Set down the full listing exactly, character for character.

╭──

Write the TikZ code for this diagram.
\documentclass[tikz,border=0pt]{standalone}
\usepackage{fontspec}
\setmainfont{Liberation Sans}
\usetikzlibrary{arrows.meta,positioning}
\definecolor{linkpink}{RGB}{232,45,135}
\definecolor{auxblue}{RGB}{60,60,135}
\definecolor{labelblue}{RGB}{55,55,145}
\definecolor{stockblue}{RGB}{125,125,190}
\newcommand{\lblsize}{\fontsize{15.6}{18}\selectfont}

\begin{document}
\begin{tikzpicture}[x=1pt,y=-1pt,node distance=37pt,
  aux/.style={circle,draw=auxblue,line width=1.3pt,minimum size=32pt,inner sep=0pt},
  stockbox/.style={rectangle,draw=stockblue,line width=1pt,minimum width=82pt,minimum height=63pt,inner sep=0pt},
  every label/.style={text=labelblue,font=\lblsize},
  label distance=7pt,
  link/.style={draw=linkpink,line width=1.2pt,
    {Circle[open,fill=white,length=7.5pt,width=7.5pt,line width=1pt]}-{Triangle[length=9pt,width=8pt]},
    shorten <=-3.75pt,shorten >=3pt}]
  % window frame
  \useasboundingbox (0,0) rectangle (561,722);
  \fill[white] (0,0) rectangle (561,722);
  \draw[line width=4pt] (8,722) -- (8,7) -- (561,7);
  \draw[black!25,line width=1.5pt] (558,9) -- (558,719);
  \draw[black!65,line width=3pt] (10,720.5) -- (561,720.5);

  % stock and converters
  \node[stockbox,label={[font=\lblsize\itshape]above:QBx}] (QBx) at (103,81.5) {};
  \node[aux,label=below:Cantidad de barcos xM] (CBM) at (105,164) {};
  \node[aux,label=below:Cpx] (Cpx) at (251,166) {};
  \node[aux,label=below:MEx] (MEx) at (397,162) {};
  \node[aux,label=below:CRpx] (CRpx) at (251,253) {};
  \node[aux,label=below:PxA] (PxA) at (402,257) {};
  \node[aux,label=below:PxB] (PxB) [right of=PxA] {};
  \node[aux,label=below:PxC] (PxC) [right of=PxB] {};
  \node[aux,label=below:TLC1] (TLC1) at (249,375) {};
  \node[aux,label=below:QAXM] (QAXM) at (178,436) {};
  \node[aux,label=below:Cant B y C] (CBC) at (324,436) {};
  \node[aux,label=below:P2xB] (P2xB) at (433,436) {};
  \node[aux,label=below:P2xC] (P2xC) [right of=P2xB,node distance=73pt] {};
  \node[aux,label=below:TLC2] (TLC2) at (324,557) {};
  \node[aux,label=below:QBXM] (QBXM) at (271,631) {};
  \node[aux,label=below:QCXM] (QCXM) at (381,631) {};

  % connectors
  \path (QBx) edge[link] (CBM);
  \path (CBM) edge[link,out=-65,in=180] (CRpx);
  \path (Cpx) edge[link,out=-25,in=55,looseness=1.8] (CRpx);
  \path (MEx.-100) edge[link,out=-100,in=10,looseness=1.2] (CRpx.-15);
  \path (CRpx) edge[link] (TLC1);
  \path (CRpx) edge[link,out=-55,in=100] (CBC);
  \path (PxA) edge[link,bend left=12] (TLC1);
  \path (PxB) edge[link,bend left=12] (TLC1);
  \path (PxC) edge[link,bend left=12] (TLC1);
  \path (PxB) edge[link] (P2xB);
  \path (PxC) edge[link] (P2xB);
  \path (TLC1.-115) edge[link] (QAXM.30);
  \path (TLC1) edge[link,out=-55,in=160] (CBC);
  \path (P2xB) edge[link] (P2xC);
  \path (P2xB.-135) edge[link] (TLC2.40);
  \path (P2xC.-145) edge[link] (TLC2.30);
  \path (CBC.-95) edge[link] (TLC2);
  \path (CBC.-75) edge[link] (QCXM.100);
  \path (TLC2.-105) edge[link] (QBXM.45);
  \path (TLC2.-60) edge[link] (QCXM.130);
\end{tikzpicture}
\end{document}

╰──

Result of the task:
Write the TikZ code for this diagram.
\documentclass[tikz,border=0pt]{standalone}
\usepackage{fontspec}
\setmainfont{Liberation Sans}
\usetikzlibrary{arrows.meta,positioning}
\definecolor{linkpink}{RGB}{232,45,135}
\definecolor{auxblue}{RGB}{60,60,135}
\definecolor{labelblue}{RGB}{55,55,145}
\definecolor{stockblue}{RGB}{125,125,190}
\newcommand{\lblsize}{\fontsize{15.6}{18}\selectfont}

\begin{document}
\begin{tikzpicture}[x=1pt,y=-1pt,node distance=37pt,
  aux/.style={circle,draw=auxblue,line width=1.3pt,minimum size=32pt,inner sep=0pt},
  stockbox/.style={rectangle,draw=stockblue,line width=1pt,minimum width=82pt,minimum height=63pt,inner sep=0pt},
  every label/.style={text=labelblue,font=\lblsize},
  label distance=7pt,
  link/.style={draw=linkpink,line width=1.2pt,
    {Circle[open,fill=white,length=7.5pt,width=7.5pt,line width=1pt]}-{Triangle[length=9pt,width=8pt]},
    shorten <=-3.75pt,shorten >=3pt}]
  % window frame
  \useasboundingbox (0,0) rectangle (561,722);
  \fill[white] (0,0) rectangle (561,722);
  \draw[line width=4pt] (8,722) -- (8,7) -- (561,7);
  \draw[black!25,line width=1.5pt] (558,9) -- (558,719);
  \draw[black!65,line width=3pt] (10,720.5) -- (561,720.5);

  % stock and converters
  \node[stockbox,label={[font=\lblsize\itshape]above:QBx}] (QBx) at (103,81.5) {};
  \node[aux,label=below:Cantidad de barcos xM] (CBM) at (105,164) {};
  \node[aux,label=below:Cpx] (Cpx) at (251,166) {};
  \node[aux,label=below:MEx] (MEx) at (397,162) {};
  \node[aux,label=below:CRpx] (CRpx) at (251,253) {};
  \node[aux,label=below:PxA] (PxA) at (402,257) {};
  \node[aux,label=below:PxB] (PxB) [right of=PxA] {};
  \node[aux,label=below:PxC] (PxC) [right of=PxB] {};
  \node[aux,label=below:TLC1] (TLC1) at (249,375) {};
  \node[aux,label=below:QAXM] (QAXM) at (178,436) {};
  \node[aux,label=below:Cant B y C] (CBC) at (324,436) {};
  \node[aux,label=below:P2xB] (P2xB) at (433,436) {};
  \node[aux,label=below:P2xC] (P2xC) [right of=P2xB,node distance=73pt] {};
  \node[aux,label=below:TLC2] (TLC2) at (324,557) {};
  \node[aux,label=below:QBXM] (QBXM) at (271,631) {};
  \node[aux,label=below:QCXM] (QCXM) at (381,631) {};

  % connectors
  \path (QBx) edge[link] (CBM);
  \path (CBM) edge[link,out=-65,in=180] (CRpx);
  \path (Cpx) edge[link,out=-25,in=55,looseness=1.8] (CRpx);
  \path (MEx.-100) edge[link,out=-100,in=10,looseness=1.2] (CRpx.-15);
  \path (CRpx) edge[link] (TLC1);
  \path (CRpx) edge[link,out=-55,in=100] (CBC);
  \path (PxA) edge[link,bend left=12] (TLC1);
  \path (PxB) edge[link,bend left=12] (TLC1);
  \path (PxC) edge[link,bend left=12] (TLC1);
  \path (PxB) edge[link] (P2xB);
  \path (PxC) edge[link] (P2xB);
  \path (TLC1.-115) edge[link] (QAXM.30);
  \path (TLC1) edge[link,out=-55,in=160] (CBC);
  \path (P2xB) edge[link] (P2xC);
  \path (P2xB.-135) edge[link] (TLC2.40);
  \path (P2xC.-145) edge[link] (TLC2.30);
  \path (CBC.-95) edge[link] (TLC2);
  \path (CBC.-75) edge[link] (QCXM.100);
  \path (TLC2.-105) edge[link] (QBXM.45);
  \path (TLC2.-60) edge[link] (QCXM.130);
\end{tikzpicture}
\end{document}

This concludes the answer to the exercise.